Principal Component Analysis (PCA) for Portfolio Risk

Understanding PCA in portfolio analysis

Principal Component Analysis transforms correlated variables into a set of uncorrelated components, ordered by their contribution to total variance. In portfolio risk management, these components represent fundamental market risk factors that drive asset returns.

The mathematical foundation of PCA starts with the covariance matrix of asset returns:

$\Sigma = \frac{1}{T-1} \sum_{t=1}^T (r_t - \bar{r})(r_t - \bar{r})^T$

Where:

• $r_t$ represents the vector of asset returns at time t
• $\bar{r}$ is the mean return vector
• T is the number of observations

Eigendecomposition and risk factors

PCA decomposes the covariance matrix into eigenvalues and eigenvectors:

$\Sigma = V \Lambda V^T$

Where:

• $V$ is the matrix of eigenvectors
• $\Lambda$ is the diagonal matrix of eigenvalues

The eigenvalues represent the variance explained by each principal component, while eigenvectors indicate the composition of risk factors in terms of original assets.

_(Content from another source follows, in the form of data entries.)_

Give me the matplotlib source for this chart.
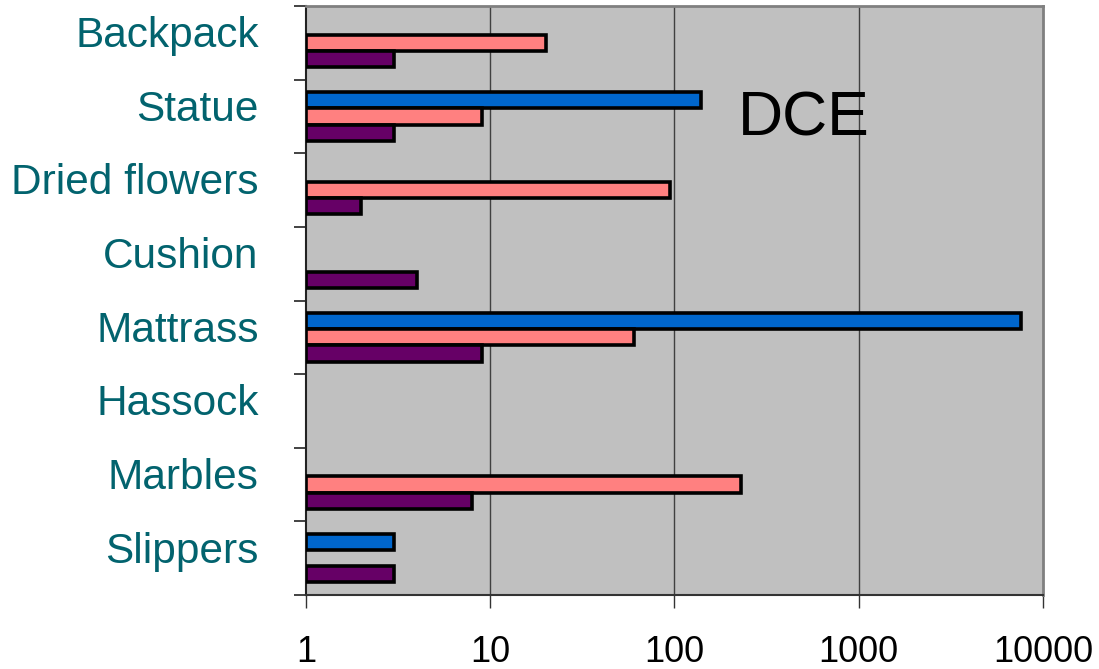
import numpy as np
import matplotlib
matplotlib.use("Agg")
import matplotlib.pyplot as plt
import matplotlib.transforms as mtransforms

plt.rcParams['font.family'] = ['Liberation Sans', 'DejaVu Sans']

categories = ["Backpack", "Statue", "Dried flowers", "Cushion",
              "Mattrass", "Hassock", "Marbles", "Slippers"]
series_blue = [None, 140, None, None, 7600, None, None, 3]
series_pink = [20, 9, 95, None, 60, None, 230, None]
series_purple = [3, 3, 2, 4, 9, None, 8, 3]
x_ticks = [1, 10, 100, 1000, 10000]
x_tick_labels = ["1", "10", "100", "1000", "10000"]

series = [
    (series_blue, "#0066CC", -0.22),
    (series_pink, "#FF8080", 0.0),
    (series_purple, "#660066", 0.22),
]

fig = plt.figure(figsize=(10.99, 6.69), dpi=100)
ax = fig.add_axes([0.2784, 0.1106, 0.6706, 0.8804])
ax.set_facecolor("#C0C0C0")

ax.set_xscale("log")
ax.set_xlim(1, 10000)
ax.set_ylim(len(categories) - 0.5, -0.5)

for values, color, offset in series:
    idx = [i for i, v in enumerate(values) if v is not None]
    vals = np.array([values[i] for i in idx], dtype=float)
    ypos = np.array(idx, dtype=float) + offset
    ax.barh(ypos, vals - 1, left=1, height=0.22, color=color,
            edgecolor="black", linewidth=2.6, zorder=3)

# vertical gridlines at each decade
for xv in x_ticks[1:-1]:
    ax.axvline(xv, color="#404040", linewidth=1.0, zorder=1)

ax.set_xticks(x_ticks)
ax.set_xticklabels(x_tick_labels, fontsize=26)
ax.xaxis.set_minor_locator(matplotlib.ticker.NullLocator())
ax.tick_params(axis="x", which="major", length=9, width=1.0,
               color="#333333", pad=20)

# category boundaries carry the tick marks; labels sit on minor ticks
ax.set_yticks(np.arange(-0.5, len(categories), 1.0))
ax.set_yticklabels([])
ax.set_yticks(np.arange(len(categories)), minor=True)
ax.set_yticklabels(categories, minor=True, fontsize=30.5, color="#02636E")
ax.tick_params(axis="y", which="major", length=9, width=1.2,
               color="#222222")
ax.tick_params(axis="y", which="minor", length=0, pad=34)
shift = mtransforms.ScaledTranslation(0, 8 / 72, fig.dpi_scale_trans)
for lbl in ax.get_yticklabels(minor=True):
    lbl.set_transform(lbl.get_transform() + shift)

ax.spines["left"].set_color("#222222")
ax.spines["left"].set_linewidth(1.5)
ax.spines["bottom"].set_color("#333333")
ax.spines["bottom"].set_linewidth(1.5)
ax.spines["top"].set_color("#808080")
ax.spines["top"].set_linewidth(2)
ax.spines["right"].set_color("#808080")
ax.spines["right"].set_linewidth(2)

ax.text(0.676, 0.808, "DCE", transform=ax.transAxes, fontsize=45,
        ha="center", va="center", color="black", zorder=4)

fig.savefig("out.png", dpi=100)
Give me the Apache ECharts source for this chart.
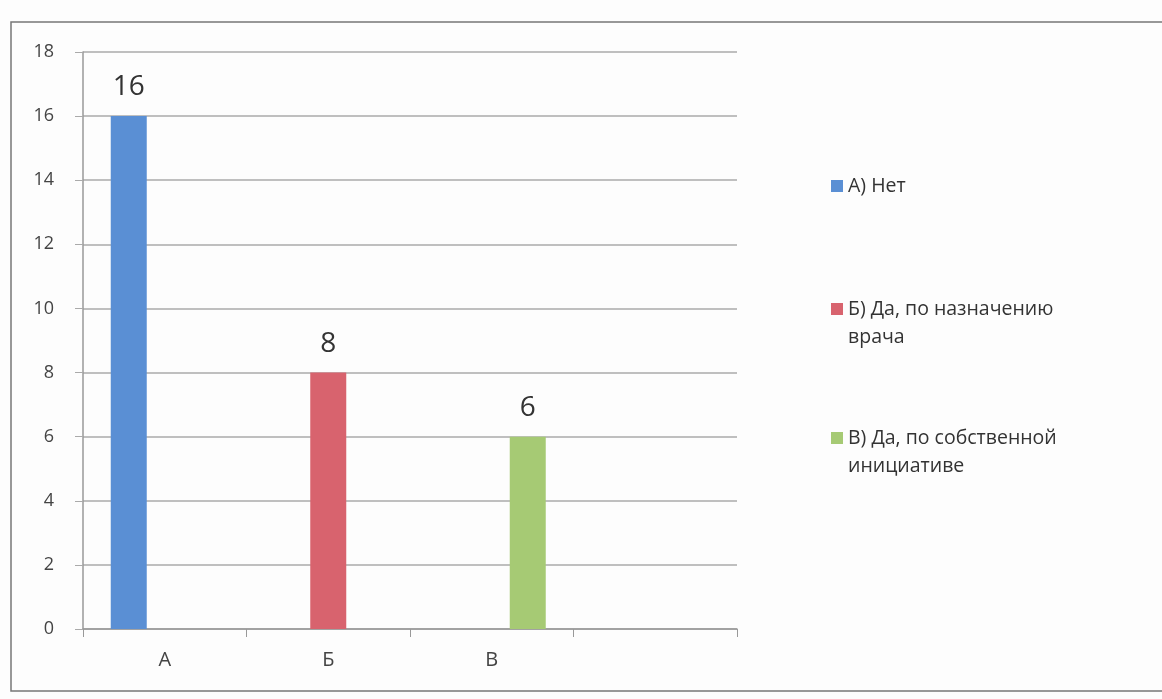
<!DOCTYPE html>
<html>
<head>
<meta charset="utf-8">
<title>chart</title>
<script src="https://cdn.jsdelivr.net/npm/echarts@6/dist/echarts.min.js"></script>
<style>
    html, body { margin: 0; padding: 0; background: #fdfdfd; }
    #main { width: 1162px; height: 699px; }
</style>
</head>
<body>
<div id="main"></div>
<script>
// категории по оси X (последняя пустая, как в оригинале)
var categories = ['А', 'Б', 'В', ''];
// названия рядов (легенда)
var seriesNames = ['А) Нет', 'Б) Да, по назначению врача', 'В) Да, по собственной инициативе'];
// значения рядов
var values = [16, 8, 6];
var colors = ['#5a8fd4', '#d8636e', '#a6ca74'];
// подписи оси Y
var yTicks = [0, 2, 4, 6, 8, 10, 12, 14, 16, 18];

var legendText = {
    'А) Нет': 'А) Нет',
    'Б) Да, по назначению врача': '\nБ) Да, по назначению\nврача',
    'В) Да, по собственной инициативе': '\nВ) Да, по собственной\nинициативе'
};
var legendTops = [167, 262, 391];

var chart = echarts.init(document.getElementById('main'));

// каждый ряд — своё значение в своей категории
var series = seriesNames.map(function(name, i) {
    var data = categories.map(function(c, j) { return j === i ? values[i] : '-'; });
    return {
        name: name,
        type: 'bar',
        data: data,
        barWidth: 36,
        barGap: '0%',
        itemStyle: { color: colors[i] },
        label: {
            show: true,
            position: 'top',
            distance: 15,
            fontSize: 28,
            color: '#333',
            fontFamily: 'Open Sans'
        }
    };
});

var legends = seriesNames.map(function(name, i) {
    return {
        data: [name],
        orient: 'vertical',
        left: 826,
        top: legendTops[i],
        itemWidth: 12,
        itemHeight: 12,
        itemGap: 0,
        icon: 'rect',
        formatter: function(n) { return legendText[n]; },
        textStyle: {
            fontSize: 19.5,
            lineHeight: 28,
            color: '#333',
            fontFamily: 'Open Sans'
        }
    };
});

chart.setOption({
    backgroundColor: '#fdfdfd',
    animation: false,
    color: colors,
    graphic: [{
        type: 'rect',
        shape: { x: 11, y: 22, width: 1170, height: 669 },
        style: { fill: 'none', stroke: '#777', lineWidth: 1.5 }
    }],
    legend: legends,
    grid: {
        left: 83,
        right: 425,
        top: 52,
        bottom: 70
    },
    xAxis: {
        type: 'category',
        data: categories,
        axisLine: { lineStyle: { color: '#999', width: 1.5 } },
        axisTick: { show: true, length: 8, lineStyle: { color: '#999' } },
        axisLabel: {
            fontSize: 20,
            color: '#444',
            margin: 21,
            fontFamily: 'Open Sans'
        }
    },
    yAxis: {
        type: 'value',
        min: yTicks[0],
        max: yTicks[yTicks.length - 1],
        interval: 2,
        axisLine: { show: true, lineStyle: { color: '#999', width: 1.5 } },
        axisTick: { show: true, length: 8, lineStyle: { color: '#aaa' } },
        axisLabel: {
            fontSize: 18,
            color: '#444',
            margin: 29,
            fontFamily: 'Open Sans'
        },
        splitLine: { lineStyle: { color: '#aaa', width: 1.5 } }
    },
    series: series
});
</script>
</body>
</html>
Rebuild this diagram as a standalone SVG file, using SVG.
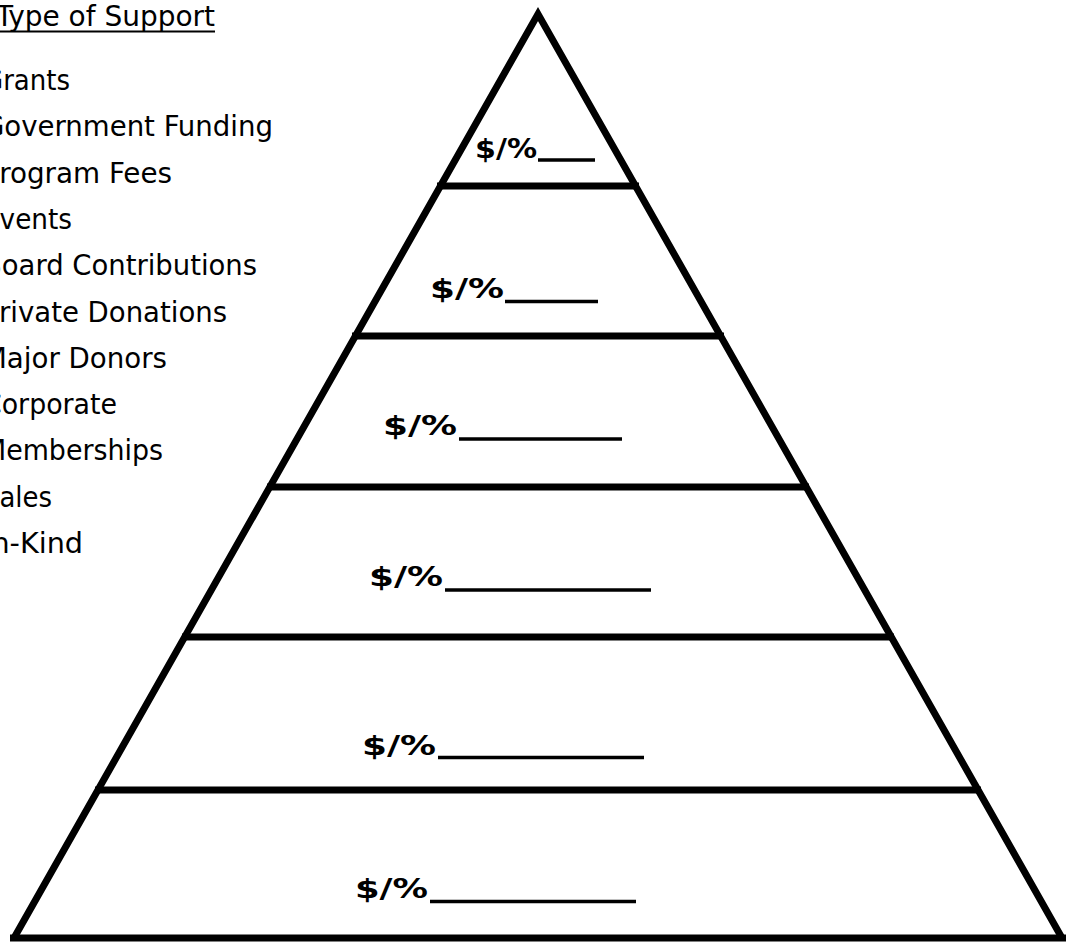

Applications in risk management

Risk factor decomposition

PCA helps identify the most important systematic risk factors affecting a portfolio. The first principal component often represents market risk, while subsequent components might capture industry, interest rate, or other factor exposures.

For an N-asset portfolio, the proportion of variance explained by the k-th principal component is:

$\text{Variance Explained}_k = \frac{\lambda_k}{\sum_{i=1}^N \lambda_i}$

Dimensionality reduction

By focusing on the most significant principal components, managers can:

1. Simplify risk monitoring
2. Reduce noise in portfolio optimization
3. Improve the stability of risk estimates

Risk contribution analysis

The contribution of each asset to systematic risk factors can be calculated using principal component loadings:

$\text{Risk Contribution}_i = \sum_{k=1}^K w_i v_{ik} \sqrt{\lambda_k}$

Where:

• $w_i$ is the portfolio weight of asset i
• $v_{ik}$ is the loading of asset i on principal component k
• $\lambda_k$ is the eigenvalue of component k

Integration with portfolio optimization

PCA enhances traditional portfolio optimization methods by:

1. Providing more stable covariance estimates
2. Identifying key risk factors for factor-based allocation
3. Enabling more efficient risk budgeting

Limitations and considerations

Sample sensitivity

PCA results can be sensitive to:

• The choice of time period
• Outliers in the data
• Market regime changes

Non-linear relationships

PCA assumes linear relationships between variables and may not capture:

• Non-linear dependencies
• Regime-dependent correlations
• Extreme event risks

Best practices for implementation

1. Data preparation

   • Use sufficient historical data
   • Handle missing values appropriately
   • Consider returns standardization

2. Component selection

   • Choose components based on cumulative variance explained
   • Consider economic interpretation
   • Balance complexity with interpretability

3. Regular recalibration

   • Update analysis periodically
   • Monitor stability of principal components
   • Adjust for changing market conditions

Advanced applications

Dynamic PCA

Time-varying PCA implementations can capture evolving market relationships through:

• Rolling window analysis
• Exponential weighting
• Regime-dependent decomposition

Risk monitoring

PCA facilitates real-time risk monitoring through:

1. Factor exposure tracking
2. Risk decomposition
3. Stress testing of principal components

Integration with other methods

PCA can be combined with:

• Statistical Risk Models
• Mean-Variance Optimization
• Risk-Adjusted Return for Fixed Income

Future developments

Emerging applications of PCA in portfolio risk management include:

1. Machine learning enhanced PCA
2. Real-time risk factor detection
3. Integration with blockchain-based risk management systems